(REQUIREMENT): Each line of the material must be repeated precisely, with the pictures left out.

----- COLLECTED DATA -----

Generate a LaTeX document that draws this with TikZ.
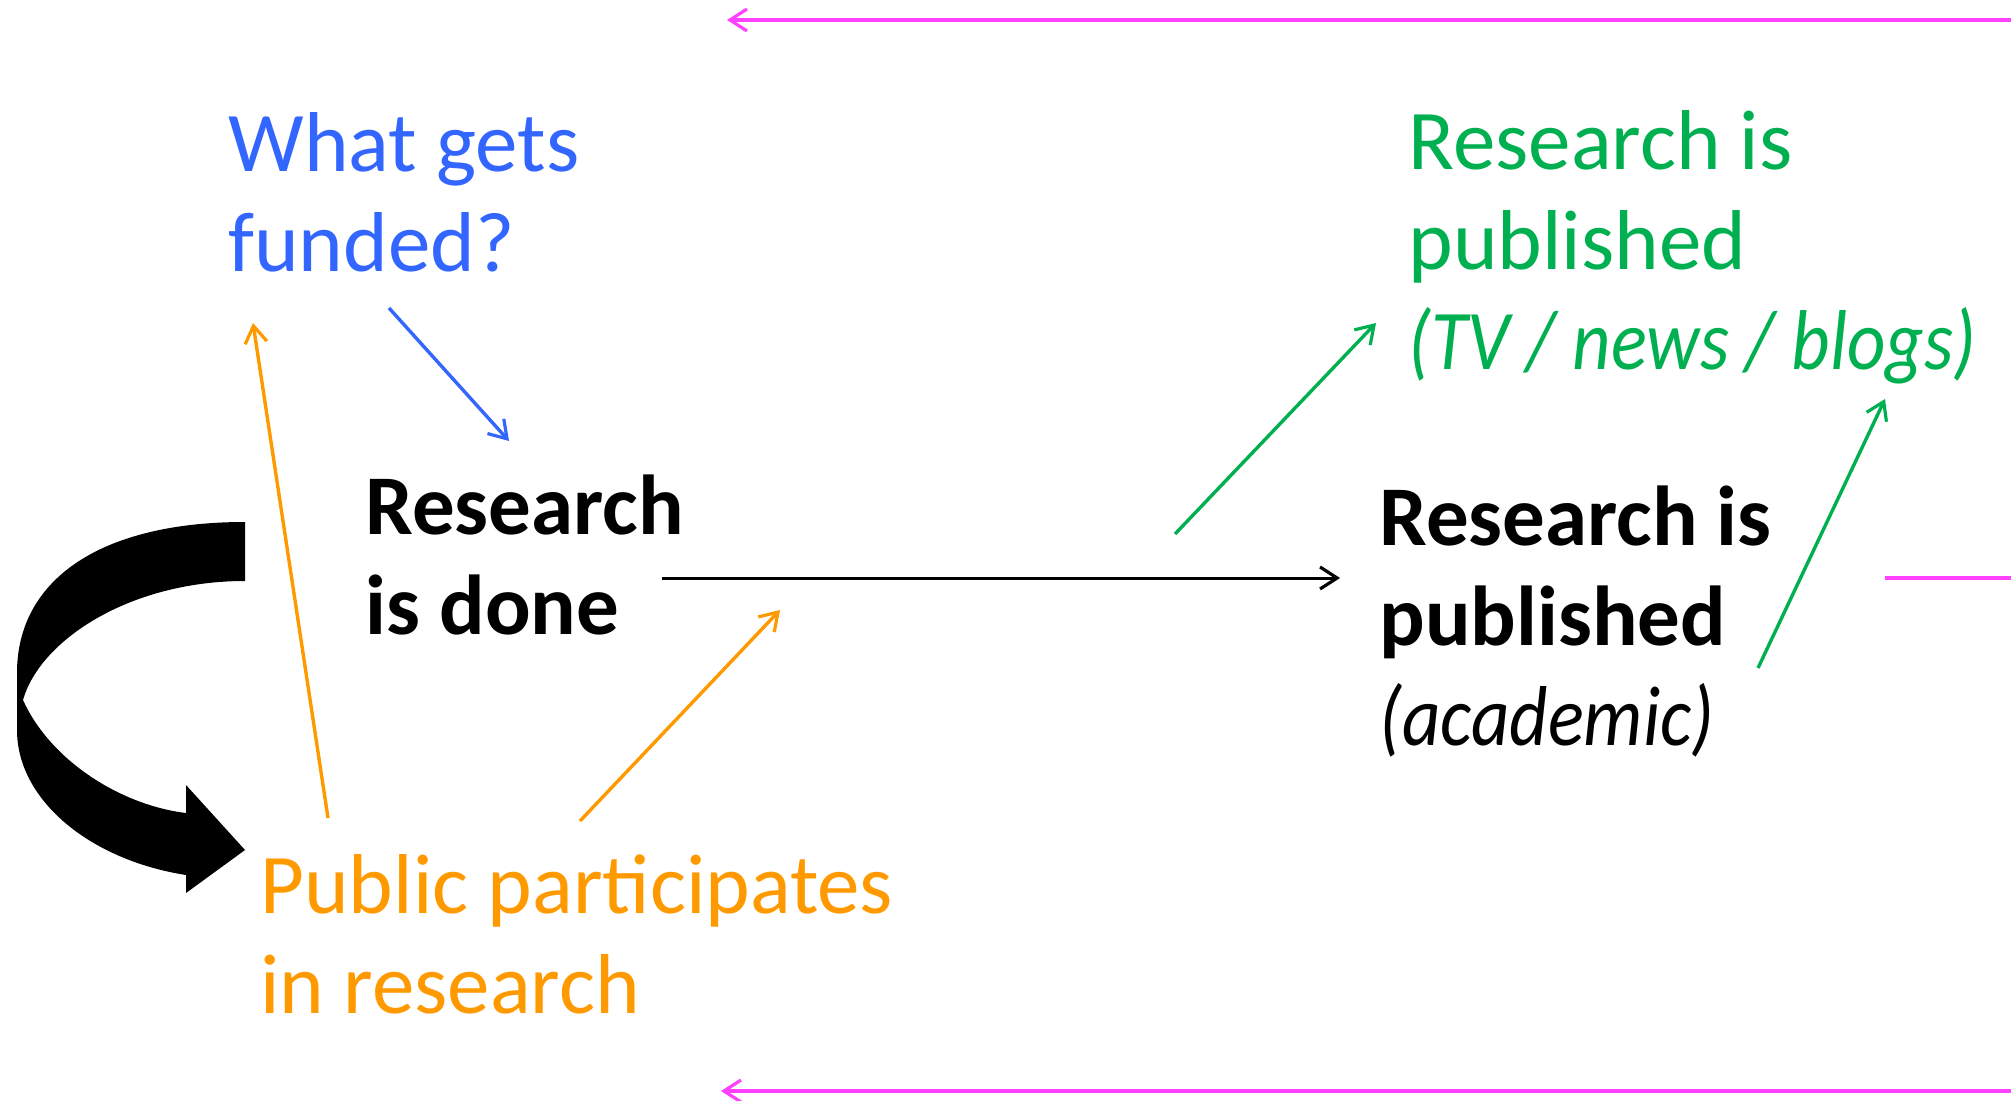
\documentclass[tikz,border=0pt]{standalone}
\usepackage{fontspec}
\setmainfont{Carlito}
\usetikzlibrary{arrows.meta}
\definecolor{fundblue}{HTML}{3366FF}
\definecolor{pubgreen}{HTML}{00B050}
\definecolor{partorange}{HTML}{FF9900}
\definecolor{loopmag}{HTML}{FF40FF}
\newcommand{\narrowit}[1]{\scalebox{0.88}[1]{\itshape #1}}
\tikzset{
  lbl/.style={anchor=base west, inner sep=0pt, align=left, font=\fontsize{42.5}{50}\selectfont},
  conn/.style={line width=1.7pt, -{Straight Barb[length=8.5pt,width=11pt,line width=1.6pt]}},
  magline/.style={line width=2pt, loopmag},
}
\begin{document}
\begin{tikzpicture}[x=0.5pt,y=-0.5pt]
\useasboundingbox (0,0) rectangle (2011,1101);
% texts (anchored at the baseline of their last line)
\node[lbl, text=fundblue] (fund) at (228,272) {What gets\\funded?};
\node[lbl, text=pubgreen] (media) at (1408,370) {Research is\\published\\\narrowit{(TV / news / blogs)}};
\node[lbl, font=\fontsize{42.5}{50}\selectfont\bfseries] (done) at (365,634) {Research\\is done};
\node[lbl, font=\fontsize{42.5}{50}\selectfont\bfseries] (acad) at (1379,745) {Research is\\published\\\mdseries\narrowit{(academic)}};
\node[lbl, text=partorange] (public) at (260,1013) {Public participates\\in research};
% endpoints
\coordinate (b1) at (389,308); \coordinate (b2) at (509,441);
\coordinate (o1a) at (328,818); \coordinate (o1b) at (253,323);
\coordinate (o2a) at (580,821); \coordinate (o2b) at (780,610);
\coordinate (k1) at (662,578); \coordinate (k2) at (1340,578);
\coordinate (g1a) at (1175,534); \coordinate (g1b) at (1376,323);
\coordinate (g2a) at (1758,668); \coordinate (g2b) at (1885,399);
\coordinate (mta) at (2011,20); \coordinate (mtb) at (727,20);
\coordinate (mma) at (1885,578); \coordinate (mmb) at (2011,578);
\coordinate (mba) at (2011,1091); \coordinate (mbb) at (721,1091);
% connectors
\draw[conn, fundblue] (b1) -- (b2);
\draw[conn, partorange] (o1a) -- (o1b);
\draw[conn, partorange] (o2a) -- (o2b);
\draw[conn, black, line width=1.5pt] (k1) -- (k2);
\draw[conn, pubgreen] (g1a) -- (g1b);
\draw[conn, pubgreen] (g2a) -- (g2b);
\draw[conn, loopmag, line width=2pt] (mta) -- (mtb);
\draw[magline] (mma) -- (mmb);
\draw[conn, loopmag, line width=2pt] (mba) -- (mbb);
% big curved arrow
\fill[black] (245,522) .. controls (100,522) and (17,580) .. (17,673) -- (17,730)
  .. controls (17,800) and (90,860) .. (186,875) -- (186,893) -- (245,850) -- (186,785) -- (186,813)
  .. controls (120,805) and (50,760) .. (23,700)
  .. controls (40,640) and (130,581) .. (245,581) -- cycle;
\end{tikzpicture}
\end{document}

-----

(RESULT):
Generate a LaTeX document that draws this with TikZ.
\documentclass[tikz,border=0pt]{standalone}
\usepackage{fontspec}
\setmainfont{Carlito}
\usetikzlibrary{arrows.meta}
\definecolor{fundblue}{HTML}{3366FF}
\definecolor{pubgreen}{HTML}{00B050}
\definecolor{partorange}{HTML}{FF9900}
\definecolor{loopmag}{HTML}{FF40FF}
\newcommand{\narrowit}[1]{\scalebox{0.88}[1]{\itshape #1}}
\tikzset{
  lbl/.style={anchor=base west, inner sep=0pt, align=left, font=\fontsize{42.5}{50}\selectfont},
  conn/.style={line width=1.7pt, -{Straight Barb[length=8.5pt,width=11pt,line width=1.6pt]}},
  magline/.style={line width=2pt, loopmag},
}
\begin{document}
\begin{tikzpicture}[x=0.5pt,y=-0.5pt]
\useasboundingbox (0,0) rectangle (2011,1101);
% texts (anchored at the baseline of their last line)
\node[lbl, text=fundblue] (fund) at (228,272) {What gets\\funded?};
\node[lbl, text=pubgreen] (media) at (1408,370) {Research is\\published\\\narrowit{(TV / news / blogs)}};
\node[lbl, font=\fontsize{42.5}{50}\selectfont\bfseries] (done) at (365,634) {Research\\is done};
\node[lbl, font=\fontsize{42.5}{50}\selectfont\bfseries] (acad) at (1379,745) {Research is\\published\\\mdseries\narrowit{(academic)}};
\node[lbl, text=partorange] (public) at (260,1013) {Public participates\\in research};
% endpoints
\coordinate (b1) at (389,308); \coordinate (b2) at (509,441);
\coordinate (o1a) at (328,818); \coordinate (o1b) at (253,323);
\coordinate (o2a) at (580,821); \coordinate (o2b) at (780,610);
\coordinate (k1) at (662,578); \coordinate (k2) at (1340,578);
\coordinate (g1a) at (1175,534); \coordinate (g1b) at (1376,323);
\coordinate (g2a) at (1758,668); \coordinate (g2b) at (1885,399);
\coordinate (mta) at (2011,20); \coordinate (mtb) at (727,20);
\coordinate (mma) at (1885,578); \coordinate (mmb) at (2011,578);
\coordinate (mba) at (2011,1091); \coordinate (mbb) at (721,1091);
% connectors
\draw[conn, fundblue] (b1) -- (b2);
\draw[conn, partorange] (o1a) -- (o1b);
\draw[conn, partorange] (o2a) -- (o2b);
\draw[conn, black, line width=1.5pt] (k1) -- (k2);
\draw[conn, pubgreen] (g1a) -- (g1b);
\draw[conn, pubgreen] (g2a) -- (g2b);
\draw[conn, loopmag, line width=2pt] (mta) -- (mtb);
\draw[magline] (mma) -- (mmb);
\draw[conn, loopmag, line width=2pt] (mba) -- (mbb);
% big curved arrow
\fill[black] (245,522) .. controls (100,522) and (17,580) .. (17,673) -- (17,730)
  .. controls (17,800) and (90,860) .. (186,875) -- (186,893) -- (245,850) -- (186,785) -- (186,813)
  .. controls (120,805) and (50,760) .. (23,700)
  .. controls (40,640) and (130,581) .. (245,581) -- cycle;
\end{tikzpicture}
\end{document}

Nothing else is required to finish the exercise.